▸ **DATA FOR THIS TASK**:
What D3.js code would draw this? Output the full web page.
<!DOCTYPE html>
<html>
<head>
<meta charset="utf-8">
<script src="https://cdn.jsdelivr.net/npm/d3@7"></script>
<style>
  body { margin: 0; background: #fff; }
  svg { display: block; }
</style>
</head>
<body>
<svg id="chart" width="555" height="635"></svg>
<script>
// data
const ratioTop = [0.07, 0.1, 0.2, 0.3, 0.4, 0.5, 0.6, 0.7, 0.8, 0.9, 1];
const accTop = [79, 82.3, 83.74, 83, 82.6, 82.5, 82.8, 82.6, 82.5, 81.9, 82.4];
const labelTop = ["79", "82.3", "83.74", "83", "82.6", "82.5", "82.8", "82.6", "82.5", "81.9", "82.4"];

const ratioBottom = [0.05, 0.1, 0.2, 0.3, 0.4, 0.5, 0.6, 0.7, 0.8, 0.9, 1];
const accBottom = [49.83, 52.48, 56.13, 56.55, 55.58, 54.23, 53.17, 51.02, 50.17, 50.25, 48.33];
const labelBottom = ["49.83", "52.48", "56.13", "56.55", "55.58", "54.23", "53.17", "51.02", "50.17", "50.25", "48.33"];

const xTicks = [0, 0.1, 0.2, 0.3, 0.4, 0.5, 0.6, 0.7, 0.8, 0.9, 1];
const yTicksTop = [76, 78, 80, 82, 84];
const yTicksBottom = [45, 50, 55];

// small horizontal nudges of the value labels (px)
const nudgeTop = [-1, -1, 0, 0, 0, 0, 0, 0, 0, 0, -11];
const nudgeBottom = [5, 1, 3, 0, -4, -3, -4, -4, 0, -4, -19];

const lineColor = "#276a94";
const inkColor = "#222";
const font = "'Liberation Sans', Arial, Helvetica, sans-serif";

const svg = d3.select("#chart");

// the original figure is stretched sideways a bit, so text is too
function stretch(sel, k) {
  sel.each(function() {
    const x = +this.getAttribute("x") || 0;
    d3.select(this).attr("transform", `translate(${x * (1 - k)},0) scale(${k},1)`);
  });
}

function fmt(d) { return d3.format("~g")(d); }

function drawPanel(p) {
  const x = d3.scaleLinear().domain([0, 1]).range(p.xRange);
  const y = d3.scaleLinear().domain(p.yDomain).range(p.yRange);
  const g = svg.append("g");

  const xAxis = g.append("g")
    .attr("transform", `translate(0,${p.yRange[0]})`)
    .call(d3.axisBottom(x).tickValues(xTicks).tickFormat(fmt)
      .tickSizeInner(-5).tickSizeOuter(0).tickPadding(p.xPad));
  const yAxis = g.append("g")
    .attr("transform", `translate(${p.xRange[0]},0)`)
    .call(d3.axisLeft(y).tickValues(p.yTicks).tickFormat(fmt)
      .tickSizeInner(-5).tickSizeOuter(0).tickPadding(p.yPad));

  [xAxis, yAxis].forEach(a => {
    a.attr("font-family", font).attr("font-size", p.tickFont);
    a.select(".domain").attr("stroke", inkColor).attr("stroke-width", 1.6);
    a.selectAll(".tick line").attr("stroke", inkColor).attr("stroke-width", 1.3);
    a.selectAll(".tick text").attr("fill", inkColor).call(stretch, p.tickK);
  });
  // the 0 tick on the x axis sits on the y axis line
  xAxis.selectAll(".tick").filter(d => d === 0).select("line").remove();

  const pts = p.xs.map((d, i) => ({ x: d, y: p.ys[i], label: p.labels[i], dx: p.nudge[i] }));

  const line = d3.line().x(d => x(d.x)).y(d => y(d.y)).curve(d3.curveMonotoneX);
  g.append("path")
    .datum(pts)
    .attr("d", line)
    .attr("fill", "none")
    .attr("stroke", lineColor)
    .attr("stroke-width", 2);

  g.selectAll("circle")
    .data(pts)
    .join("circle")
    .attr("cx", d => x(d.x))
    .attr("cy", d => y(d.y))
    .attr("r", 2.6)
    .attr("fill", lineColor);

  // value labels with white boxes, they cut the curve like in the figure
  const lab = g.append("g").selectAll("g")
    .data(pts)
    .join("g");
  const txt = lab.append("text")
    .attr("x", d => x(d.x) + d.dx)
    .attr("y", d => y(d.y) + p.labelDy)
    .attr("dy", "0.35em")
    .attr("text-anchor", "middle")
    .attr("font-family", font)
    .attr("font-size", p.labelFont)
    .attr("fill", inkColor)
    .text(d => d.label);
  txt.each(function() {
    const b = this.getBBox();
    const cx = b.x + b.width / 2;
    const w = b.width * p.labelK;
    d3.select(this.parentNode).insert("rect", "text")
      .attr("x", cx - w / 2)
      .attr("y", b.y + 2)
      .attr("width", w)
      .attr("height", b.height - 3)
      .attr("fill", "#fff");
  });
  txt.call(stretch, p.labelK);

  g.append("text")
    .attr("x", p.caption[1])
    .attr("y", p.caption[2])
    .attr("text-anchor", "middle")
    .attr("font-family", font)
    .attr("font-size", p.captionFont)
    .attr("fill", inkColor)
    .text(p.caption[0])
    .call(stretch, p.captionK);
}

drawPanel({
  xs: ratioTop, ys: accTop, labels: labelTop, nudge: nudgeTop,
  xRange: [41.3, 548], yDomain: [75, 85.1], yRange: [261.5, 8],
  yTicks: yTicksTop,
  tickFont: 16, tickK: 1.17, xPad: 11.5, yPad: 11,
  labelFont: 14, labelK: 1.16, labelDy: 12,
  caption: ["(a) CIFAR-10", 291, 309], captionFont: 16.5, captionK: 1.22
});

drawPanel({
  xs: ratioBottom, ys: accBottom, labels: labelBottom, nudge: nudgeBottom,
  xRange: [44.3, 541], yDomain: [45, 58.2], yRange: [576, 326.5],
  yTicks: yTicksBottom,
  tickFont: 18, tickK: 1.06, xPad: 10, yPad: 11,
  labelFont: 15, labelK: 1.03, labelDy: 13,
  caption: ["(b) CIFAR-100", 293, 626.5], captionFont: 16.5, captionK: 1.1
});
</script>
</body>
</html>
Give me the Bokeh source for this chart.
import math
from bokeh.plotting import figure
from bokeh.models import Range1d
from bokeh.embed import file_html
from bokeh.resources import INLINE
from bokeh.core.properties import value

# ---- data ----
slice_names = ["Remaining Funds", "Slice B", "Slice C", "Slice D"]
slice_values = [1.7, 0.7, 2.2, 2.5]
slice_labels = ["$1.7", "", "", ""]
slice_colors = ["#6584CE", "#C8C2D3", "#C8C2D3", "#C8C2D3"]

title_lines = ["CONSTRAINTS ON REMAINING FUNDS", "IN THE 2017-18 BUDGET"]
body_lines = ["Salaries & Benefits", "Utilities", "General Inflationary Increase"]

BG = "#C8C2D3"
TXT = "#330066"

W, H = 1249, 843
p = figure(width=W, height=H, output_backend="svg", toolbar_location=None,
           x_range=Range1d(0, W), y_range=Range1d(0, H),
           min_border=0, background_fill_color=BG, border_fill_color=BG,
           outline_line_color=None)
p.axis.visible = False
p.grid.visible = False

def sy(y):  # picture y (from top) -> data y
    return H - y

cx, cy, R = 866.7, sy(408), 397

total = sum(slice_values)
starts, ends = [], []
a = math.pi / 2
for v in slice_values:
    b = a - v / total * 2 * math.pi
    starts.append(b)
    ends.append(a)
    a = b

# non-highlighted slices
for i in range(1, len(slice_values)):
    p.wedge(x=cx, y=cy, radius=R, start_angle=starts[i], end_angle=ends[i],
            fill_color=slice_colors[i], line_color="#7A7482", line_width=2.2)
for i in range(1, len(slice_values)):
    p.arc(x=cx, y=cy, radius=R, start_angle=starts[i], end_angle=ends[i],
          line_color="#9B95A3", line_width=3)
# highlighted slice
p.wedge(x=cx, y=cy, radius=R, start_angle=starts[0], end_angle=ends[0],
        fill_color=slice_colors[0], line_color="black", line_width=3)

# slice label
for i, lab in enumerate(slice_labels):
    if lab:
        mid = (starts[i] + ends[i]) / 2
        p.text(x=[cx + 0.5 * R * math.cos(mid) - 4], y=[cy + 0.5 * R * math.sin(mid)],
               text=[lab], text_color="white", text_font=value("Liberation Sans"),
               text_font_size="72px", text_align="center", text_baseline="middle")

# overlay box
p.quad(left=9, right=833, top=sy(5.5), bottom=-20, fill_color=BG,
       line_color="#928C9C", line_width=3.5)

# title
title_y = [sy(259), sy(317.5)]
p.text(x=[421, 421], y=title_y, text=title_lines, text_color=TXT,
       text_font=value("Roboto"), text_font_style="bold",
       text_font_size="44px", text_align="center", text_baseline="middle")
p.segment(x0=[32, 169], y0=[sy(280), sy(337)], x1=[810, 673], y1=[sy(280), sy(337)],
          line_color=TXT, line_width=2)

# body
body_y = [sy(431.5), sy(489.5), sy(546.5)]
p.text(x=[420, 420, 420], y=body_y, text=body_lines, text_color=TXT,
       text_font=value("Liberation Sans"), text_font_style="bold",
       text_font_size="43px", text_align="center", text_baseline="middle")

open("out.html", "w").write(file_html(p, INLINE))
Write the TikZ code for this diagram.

▸ **PROBLEM TO WORK ON**:
Return, word for word, every line from the top of the entries down to the line that holds "const yTicksBottom = [45, 50, 55];", both included.

▸ **SOLUTION TO THE PROBLEM**:
What D3.js code would draw this? Output the full web page.
<!DOCTYPE html>
<html>
<head>
<meta charset="utf-8">
<script src="https://cdn.jsdelivr.net/npm/d3@7"></script>
<style>
  body { margin: 0; background: #fff; }
  svg { display: block; }
</style>
</head>
<body>
<svg id="chart" width="555" height="635"></svg>
<script>
// data
const ratioTop = [0.07, 0.1, 0.2, 0.3, 0.4, 0.5, 0.6, 0.7, 0.8, 0.9, 1];
const accTop = [79, 82.3, 83.74, 83, 82.6, 82.5, 82.8, 82.6, 82.5, 81.9, 82.4];
const labelTop = ["79", "82.3", "83.74", "83", "82.6", "82.5", "82.8", "82.6", "82.5", "81.9", "82.4"];

const ratioBottom = [0.05, 0.1, 0.2, 0.3, 0.4, 0.5, 0.6, 0.7, 0.8, 0.9, 1];
const accBottom = [49.83, 52.48, 56.13, 56.55, 55.58, 54.23, 53.17, 51.02, 50.17, 50.25, 48.33];
const labelBottom = ["49.83", "52.48", "56.13", "56.55", "55.58", "54.23", "53.17", "51.02", "50.17", "50.25", "48.33"];

const xTicks = [0, 0.1, 0.2, 0.3, 0.4, 0.5, 0.6, 0.7, 0.8, 0.9, 1];
const yTicksTop = [76, 78, 80, 82, 84];
const yTicksBottom = [45, 50, 55];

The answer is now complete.